AIM OF THE EXERCISE
Copy exactly the lines of the material below that run from the one containing "The picture is" through the one containing "ML, MR, MT, MB = 245, 505, 885, 372". Copy no other lines.

DATASET CONTENT
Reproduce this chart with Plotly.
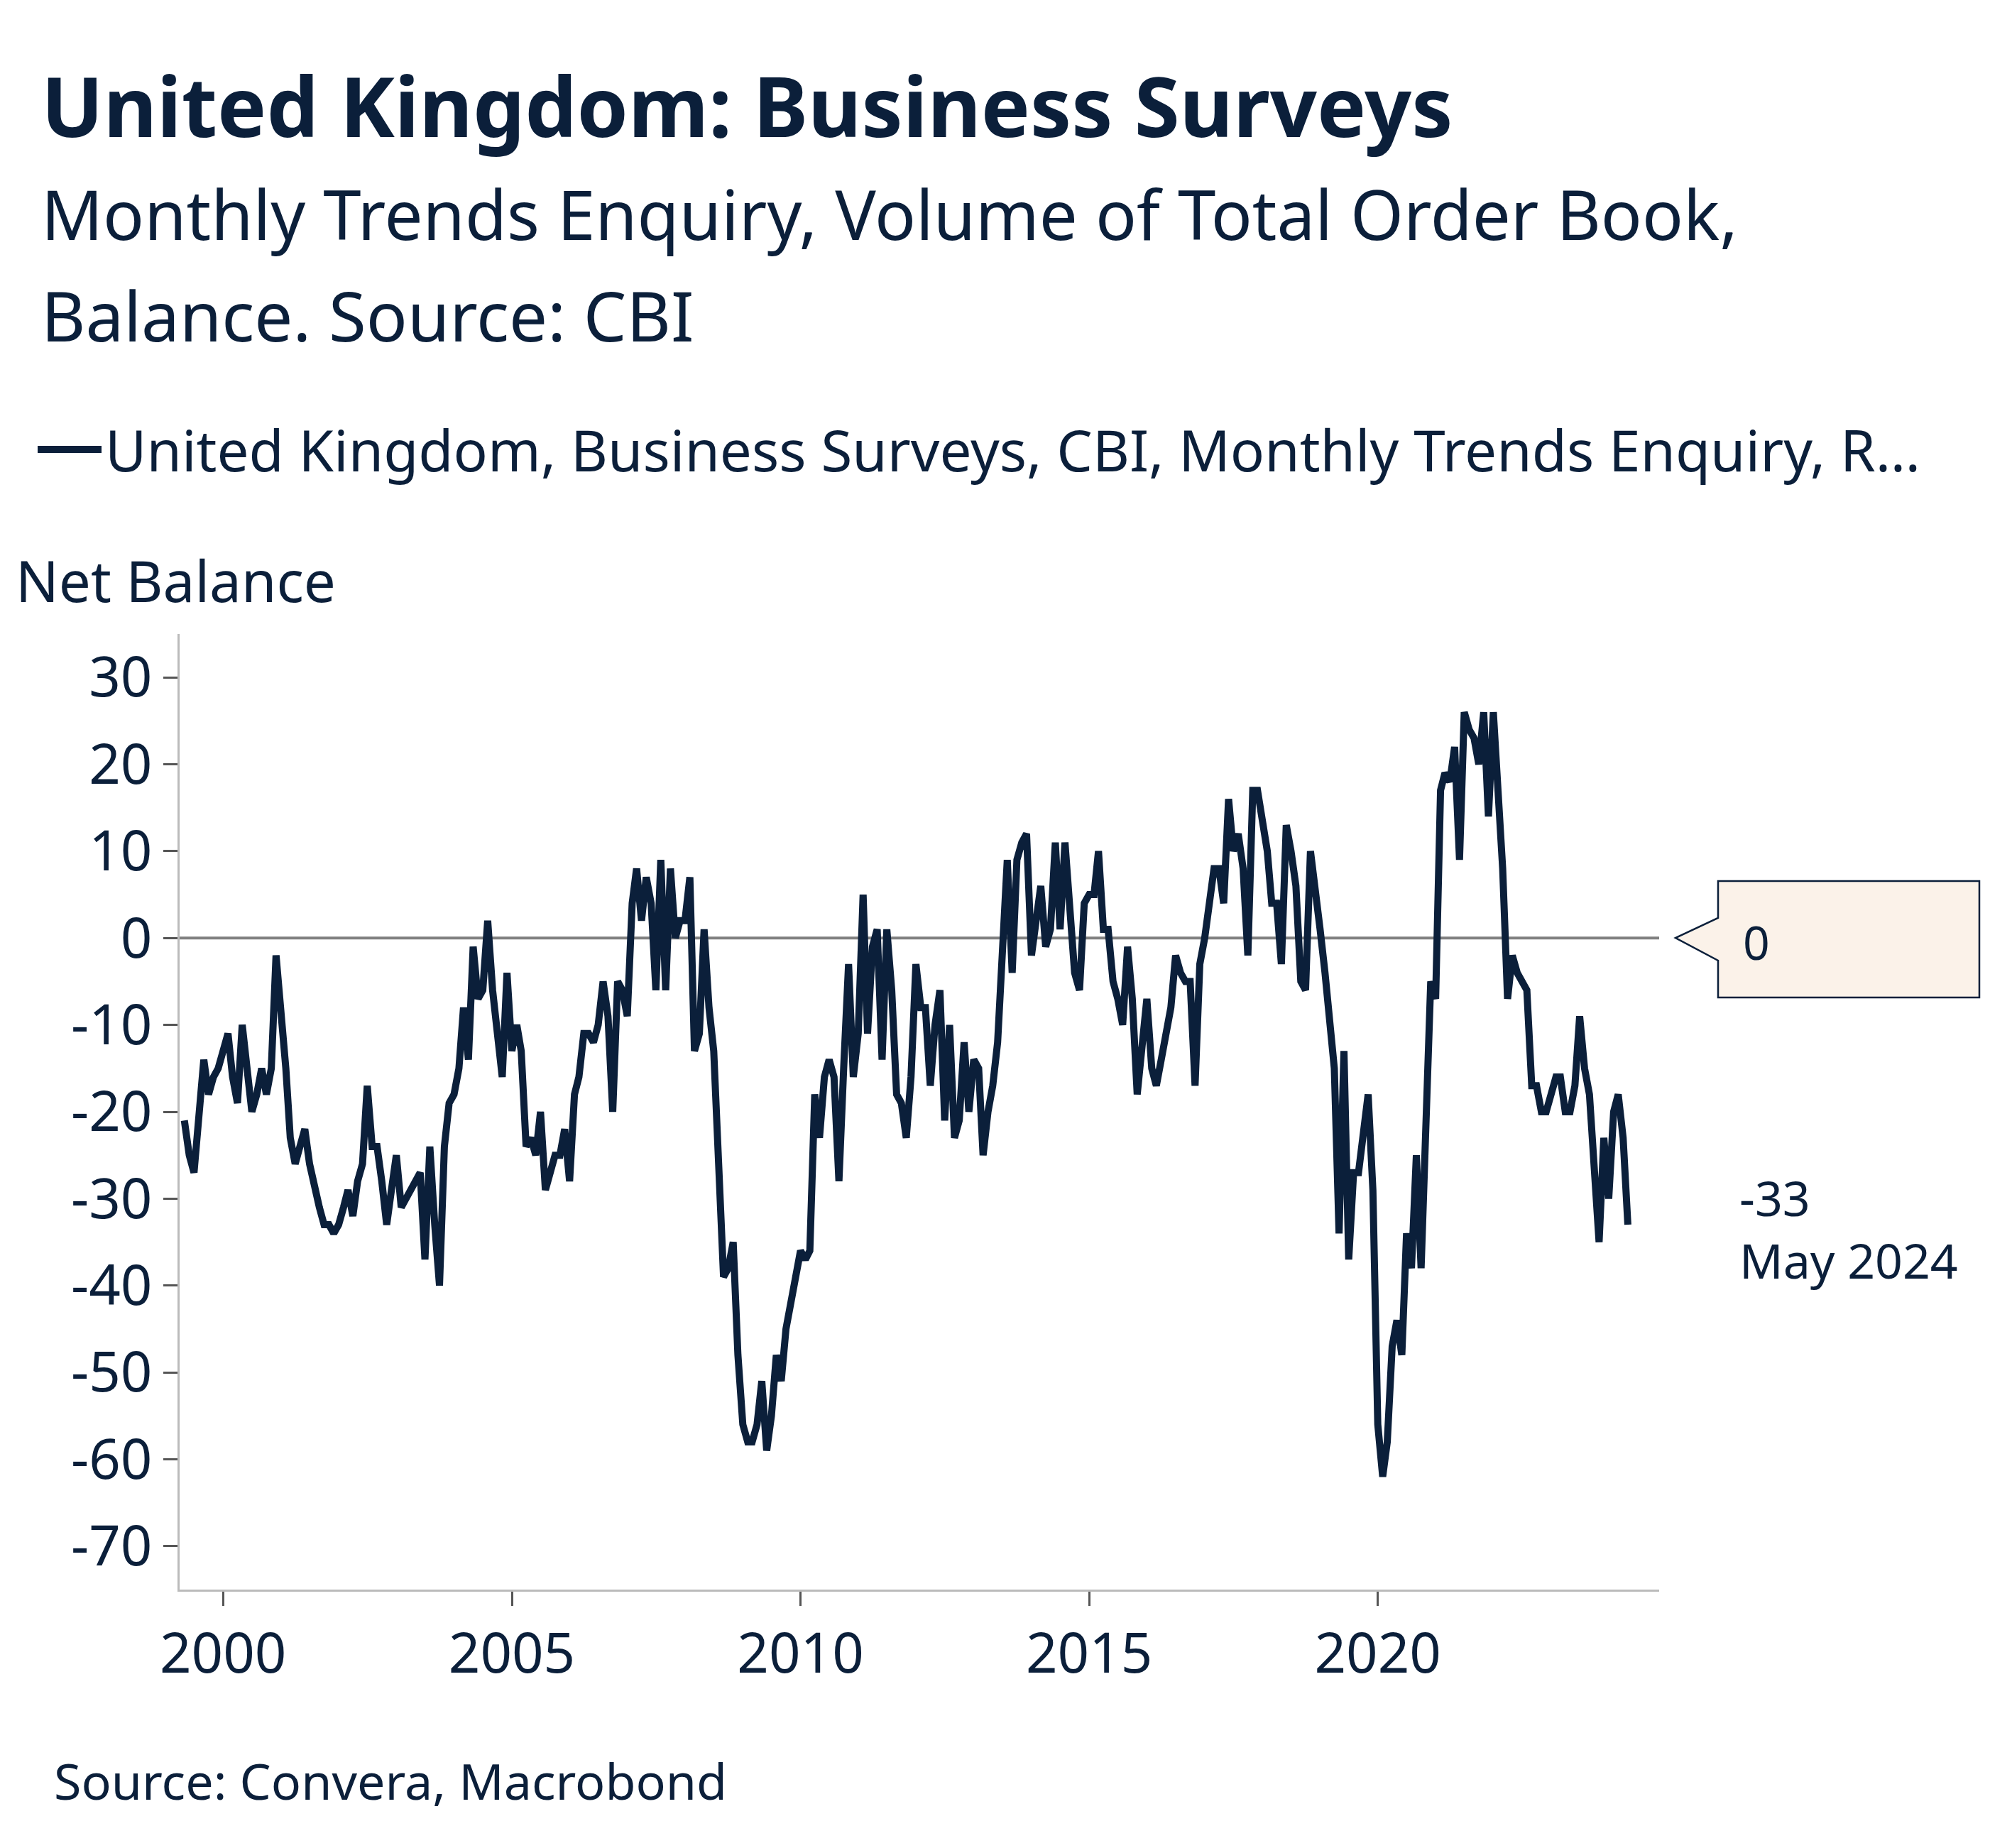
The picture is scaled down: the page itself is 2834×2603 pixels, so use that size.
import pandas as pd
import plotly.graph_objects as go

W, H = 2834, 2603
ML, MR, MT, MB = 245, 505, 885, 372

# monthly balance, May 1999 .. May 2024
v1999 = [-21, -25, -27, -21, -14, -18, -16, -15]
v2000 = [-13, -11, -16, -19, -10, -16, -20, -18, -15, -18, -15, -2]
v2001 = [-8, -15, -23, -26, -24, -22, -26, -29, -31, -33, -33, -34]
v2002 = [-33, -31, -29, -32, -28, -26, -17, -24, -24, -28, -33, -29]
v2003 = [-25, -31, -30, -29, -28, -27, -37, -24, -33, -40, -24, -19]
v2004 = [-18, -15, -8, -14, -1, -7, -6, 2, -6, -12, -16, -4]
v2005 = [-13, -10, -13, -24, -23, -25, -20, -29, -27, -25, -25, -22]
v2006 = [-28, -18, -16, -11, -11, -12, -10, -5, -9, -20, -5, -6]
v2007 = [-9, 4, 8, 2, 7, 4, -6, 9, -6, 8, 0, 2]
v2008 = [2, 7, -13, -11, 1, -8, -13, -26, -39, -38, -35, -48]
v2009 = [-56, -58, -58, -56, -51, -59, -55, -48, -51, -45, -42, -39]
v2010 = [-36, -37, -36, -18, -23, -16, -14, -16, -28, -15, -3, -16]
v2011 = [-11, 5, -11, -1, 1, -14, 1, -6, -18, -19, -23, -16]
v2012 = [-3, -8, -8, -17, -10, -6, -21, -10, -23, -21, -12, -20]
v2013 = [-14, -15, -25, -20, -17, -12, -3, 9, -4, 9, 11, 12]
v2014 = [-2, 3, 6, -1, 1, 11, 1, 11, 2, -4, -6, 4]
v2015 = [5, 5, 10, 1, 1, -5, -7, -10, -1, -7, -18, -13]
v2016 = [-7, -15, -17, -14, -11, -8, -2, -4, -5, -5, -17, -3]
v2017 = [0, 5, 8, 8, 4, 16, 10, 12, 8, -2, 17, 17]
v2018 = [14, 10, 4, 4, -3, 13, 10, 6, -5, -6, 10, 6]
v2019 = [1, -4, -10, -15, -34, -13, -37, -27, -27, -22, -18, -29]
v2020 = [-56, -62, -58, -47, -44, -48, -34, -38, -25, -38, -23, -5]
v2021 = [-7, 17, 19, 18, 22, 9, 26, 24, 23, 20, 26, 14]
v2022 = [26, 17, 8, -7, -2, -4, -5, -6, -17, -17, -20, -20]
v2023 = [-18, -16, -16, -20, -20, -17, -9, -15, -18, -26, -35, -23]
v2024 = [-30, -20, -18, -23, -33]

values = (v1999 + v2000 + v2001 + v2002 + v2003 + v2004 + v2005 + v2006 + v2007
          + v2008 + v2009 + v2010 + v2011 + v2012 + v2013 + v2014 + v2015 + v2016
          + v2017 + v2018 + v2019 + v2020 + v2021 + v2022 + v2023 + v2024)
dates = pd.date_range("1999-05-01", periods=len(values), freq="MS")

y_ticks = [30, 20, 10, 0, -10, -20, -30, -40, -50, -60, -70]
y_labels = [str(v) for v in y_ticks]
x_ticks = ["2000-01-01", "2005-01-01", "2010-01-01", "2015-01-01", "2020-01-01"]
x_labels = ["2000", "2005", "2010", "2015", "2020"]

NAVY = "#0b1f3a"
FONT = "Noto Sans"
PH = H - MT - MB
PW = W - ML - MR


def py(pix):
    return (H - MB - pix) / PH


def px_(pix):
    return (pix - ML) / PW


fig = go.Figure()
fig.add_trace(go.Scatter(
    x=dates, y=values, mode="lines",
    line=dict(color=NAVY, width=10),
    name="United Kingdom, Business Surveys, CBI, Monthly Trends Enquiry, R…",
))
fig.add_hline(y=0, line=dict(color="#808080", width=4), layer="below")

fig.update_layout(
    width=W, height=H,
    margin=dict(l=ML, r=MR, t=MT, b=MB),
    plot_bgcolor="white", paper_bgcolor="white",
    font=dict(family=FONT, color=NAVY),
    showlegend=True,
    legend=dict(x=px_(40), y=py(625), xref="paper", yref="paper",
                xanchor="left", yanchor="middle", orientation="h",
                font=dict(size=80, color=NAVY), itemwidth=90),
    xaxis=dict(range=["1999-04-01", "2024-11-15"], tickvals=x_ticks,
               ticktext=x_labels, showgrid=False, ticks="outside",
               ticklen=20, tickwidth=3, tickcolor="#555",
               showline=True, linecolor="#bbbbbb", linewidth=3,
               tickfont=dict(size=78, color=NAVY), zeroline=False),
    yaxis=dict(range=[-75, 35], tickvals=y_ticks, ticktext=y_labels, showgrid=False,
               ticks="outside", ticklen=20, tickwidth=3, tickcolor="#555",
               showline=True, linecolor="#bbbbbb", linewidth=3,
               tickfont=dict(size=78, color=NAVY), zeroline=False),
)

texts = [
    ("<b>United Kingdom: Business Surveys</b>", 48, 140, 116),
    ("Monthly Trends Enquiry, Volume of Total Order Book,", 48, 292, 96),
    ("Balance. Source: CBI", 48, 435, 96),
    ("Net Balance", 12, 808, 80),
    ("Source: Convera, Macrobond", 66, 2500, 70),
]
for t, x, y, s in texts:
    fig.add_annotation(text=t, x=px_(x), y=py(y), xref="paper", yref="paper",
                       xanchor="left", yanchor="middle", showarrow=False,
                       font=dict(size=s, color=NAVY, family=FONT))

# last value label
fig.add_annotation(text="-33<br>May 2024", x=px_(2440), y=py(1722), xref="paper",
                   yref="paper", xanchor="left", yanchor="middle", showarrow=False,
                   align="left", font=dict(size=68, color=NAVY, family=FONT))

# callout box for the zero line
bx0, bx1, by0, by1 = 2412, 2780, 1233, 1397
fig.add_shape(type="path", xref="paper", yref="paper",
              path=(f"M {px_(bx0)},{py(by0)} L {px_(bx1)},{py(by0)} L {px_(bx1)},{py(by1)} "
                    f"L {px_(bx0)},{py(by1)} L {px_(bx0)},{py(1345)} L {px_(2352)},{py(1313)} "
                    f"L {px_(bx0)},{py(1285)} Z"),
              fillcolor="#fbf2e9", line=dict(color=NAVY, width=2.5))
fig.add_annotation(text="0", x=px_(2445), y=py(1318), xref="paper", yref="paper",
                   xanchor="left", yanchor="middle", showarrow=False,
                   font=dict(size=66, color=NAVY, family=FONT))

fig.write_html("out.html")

---

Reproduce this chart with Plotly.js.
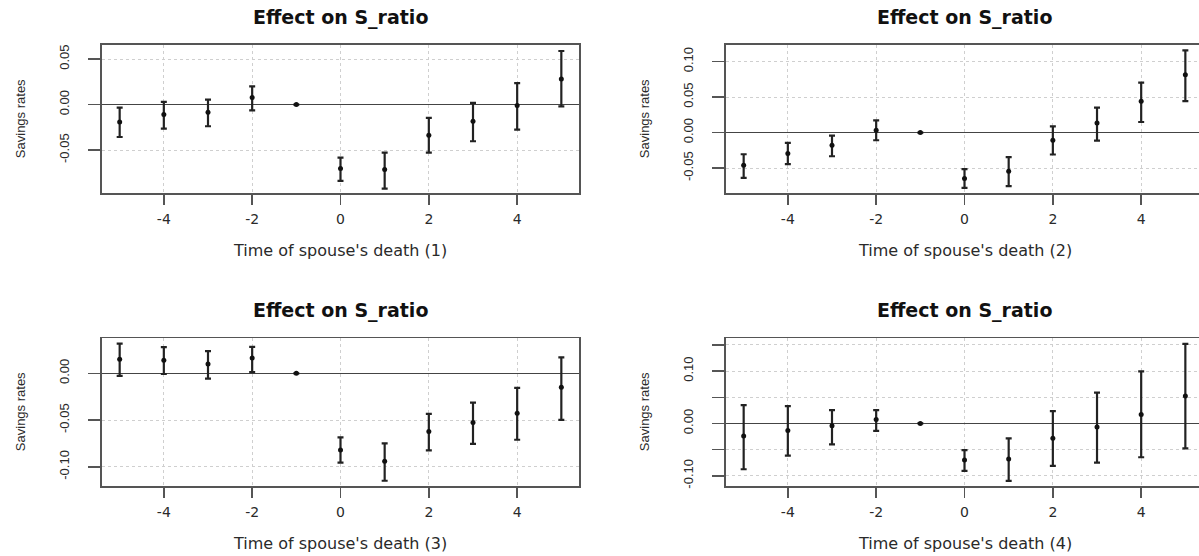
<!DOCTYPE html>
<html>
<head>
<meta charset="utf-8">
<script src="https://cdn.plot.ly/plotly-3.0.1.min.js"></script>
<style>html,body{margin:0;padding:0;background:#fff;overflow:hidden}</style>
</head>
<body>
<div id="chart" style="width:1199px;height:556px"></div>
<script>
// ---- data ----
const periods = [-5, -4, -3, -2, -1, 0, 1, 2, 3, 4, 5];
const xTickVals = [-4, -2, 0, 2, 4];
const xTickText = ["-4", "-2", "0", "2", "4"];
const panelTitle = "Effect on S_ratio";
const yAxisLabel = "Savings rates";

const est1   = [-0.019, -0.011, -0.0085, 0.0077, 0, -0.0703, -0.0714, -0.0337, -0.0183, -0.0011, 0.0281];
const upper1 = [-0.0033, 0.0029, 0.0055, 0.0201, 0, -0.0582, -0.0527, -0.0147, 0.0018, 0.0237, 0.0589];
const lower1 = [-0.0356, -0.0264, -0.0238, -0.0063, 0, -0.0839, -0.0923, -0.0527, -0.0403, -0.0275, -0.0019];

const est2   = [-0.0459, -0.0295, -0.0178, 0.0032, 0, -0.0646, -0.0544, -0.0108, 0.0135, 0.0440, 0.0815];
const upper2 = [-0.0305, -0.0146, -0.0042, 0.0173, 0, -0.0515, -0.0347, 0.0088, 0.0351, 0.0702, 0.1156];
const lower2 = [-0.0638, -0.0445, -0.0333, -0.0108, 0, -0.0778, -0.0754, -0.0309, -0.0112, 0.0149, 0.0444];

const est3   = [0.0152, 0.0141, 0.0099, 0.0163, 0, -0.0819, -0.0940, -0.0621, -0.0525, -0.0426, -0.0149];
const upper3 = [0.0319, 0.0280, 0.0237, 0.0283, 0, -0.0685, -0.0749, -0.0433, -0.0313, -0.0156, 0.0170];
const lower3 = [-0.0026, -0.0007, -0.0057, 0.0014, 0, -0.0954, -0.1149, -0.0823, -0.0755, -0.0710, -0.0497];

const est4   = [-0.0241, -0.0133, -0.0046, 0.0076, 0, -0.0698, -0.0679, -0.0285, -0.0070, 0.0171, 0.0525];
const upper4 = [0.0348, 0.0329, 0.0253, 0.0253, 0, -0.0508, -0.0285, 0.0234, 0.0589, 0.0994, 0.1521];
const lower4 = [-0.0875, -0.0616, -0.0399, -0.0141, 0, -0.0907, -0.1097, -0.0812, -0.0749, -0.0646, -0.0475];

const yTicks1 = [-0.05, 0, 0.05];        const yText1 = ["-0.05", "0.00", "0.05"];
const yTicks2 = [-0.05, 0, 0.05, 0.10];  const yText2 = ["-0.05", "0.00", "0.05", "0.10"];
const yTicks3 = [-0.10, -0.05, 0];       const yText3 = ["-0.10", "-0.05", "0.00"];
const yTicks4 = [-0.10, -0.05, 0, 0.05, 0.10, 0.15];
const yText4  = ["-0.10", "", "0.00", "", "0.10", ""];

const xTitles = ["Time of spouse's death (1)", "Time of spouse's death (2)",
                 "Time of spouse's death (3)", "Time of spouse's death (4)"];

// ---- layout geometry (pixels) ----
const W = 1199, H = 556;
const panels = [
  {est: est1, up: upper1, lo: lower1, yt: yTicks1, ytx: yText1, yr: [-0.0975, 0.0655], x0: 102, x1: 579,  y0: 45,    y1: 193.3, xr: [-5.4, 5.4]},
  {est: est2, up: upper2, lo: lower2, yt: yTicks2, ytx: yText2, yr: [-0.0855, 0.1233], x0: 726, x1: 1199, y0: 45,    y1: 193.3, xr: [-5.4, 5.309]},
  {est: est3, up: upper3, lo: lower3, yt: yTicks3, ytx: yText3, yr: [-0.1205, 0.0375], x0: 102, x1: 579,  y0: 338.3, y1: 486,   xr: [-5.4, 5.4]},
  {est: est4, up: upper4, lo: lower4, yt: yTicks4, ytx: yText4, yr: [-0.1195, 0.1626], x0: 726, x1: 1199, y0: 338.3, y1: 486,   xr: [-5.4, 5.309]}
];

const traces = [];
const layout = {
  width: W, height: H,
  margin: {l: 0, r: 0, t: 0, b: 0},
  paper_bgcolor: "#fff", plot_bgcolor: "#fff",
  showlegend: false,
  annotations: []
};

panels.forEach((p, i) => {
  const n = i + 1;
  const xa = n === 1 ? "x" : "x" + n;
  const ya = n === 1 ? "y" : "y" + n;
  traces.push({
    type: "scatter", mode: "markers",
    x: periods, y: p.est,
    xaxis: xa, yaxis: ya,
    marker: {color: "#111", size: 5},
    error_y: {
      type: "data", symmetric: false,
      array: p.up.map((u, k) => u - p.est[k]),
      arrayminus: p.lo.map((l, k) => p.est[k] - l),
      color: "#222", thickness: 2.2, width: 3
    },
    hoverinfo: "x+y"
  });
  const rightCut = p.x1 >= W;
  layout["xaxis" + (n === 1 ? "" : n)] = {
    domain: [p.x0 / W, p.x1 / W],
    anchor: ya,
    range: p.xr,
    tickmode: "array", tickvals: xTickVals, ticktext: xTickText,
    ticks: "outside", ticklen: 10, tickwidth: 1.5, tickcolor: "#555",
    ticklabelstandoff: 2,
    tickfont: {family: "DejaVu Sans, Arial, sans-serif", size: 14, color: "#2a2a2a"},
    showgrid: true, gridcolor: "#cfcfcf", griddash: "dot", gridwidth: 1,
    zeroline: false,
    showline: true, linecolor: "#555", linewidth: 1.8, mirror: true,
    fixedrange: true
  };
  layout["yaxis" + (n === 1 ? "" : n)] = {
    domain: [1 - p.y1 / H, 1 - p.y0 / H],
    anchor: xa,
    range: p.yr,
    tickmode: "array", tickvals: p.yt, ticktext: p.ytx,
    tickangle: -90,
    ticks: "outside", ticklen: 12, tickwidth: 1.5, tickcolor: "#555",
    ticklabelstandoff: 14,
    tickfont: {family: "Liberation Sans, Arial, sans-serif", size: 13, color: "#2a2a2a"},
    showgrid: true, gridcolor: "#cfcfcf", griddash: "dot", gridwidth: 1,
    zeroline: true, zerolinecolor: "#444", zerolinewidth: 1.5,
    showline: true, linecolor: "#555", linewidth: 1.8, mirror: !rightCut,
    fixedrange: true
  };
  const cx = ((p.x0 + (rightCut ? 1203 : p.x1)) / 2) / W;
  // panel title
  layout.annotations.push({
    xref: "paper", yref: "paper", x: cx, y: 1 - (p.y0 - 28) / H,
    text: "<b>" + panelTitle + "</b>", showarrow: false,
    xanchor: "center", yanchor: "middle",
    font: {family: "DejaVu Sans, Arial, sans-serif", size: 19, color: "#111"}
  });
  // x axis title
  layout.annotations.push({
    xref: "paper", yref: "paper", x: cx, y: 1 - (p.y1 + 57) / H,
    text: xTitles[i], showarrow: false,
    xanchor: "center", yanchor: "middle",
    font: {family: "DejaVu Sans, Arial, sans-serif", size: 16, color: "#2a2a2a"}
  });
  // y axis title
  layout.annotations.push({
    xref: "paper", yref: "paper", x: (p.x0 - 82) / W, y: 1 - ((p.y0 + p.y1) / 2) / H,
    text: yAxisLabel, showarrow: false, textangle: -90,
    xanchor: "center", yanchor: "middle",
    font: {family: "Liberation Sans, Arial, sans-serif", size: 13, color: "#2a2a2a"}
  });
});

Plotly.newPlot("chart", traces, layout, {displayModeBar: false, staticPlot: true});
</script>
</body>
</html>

RESULT OF THIS EXERCISE
The picture is scaled down: the page itself is 2834×2603 pixels, so use that size.
import pandas as pd
import plotly.graph_objects as go

W, H = 2834, 2603
ML, MR, MT, MB = 245, 505, 885, 372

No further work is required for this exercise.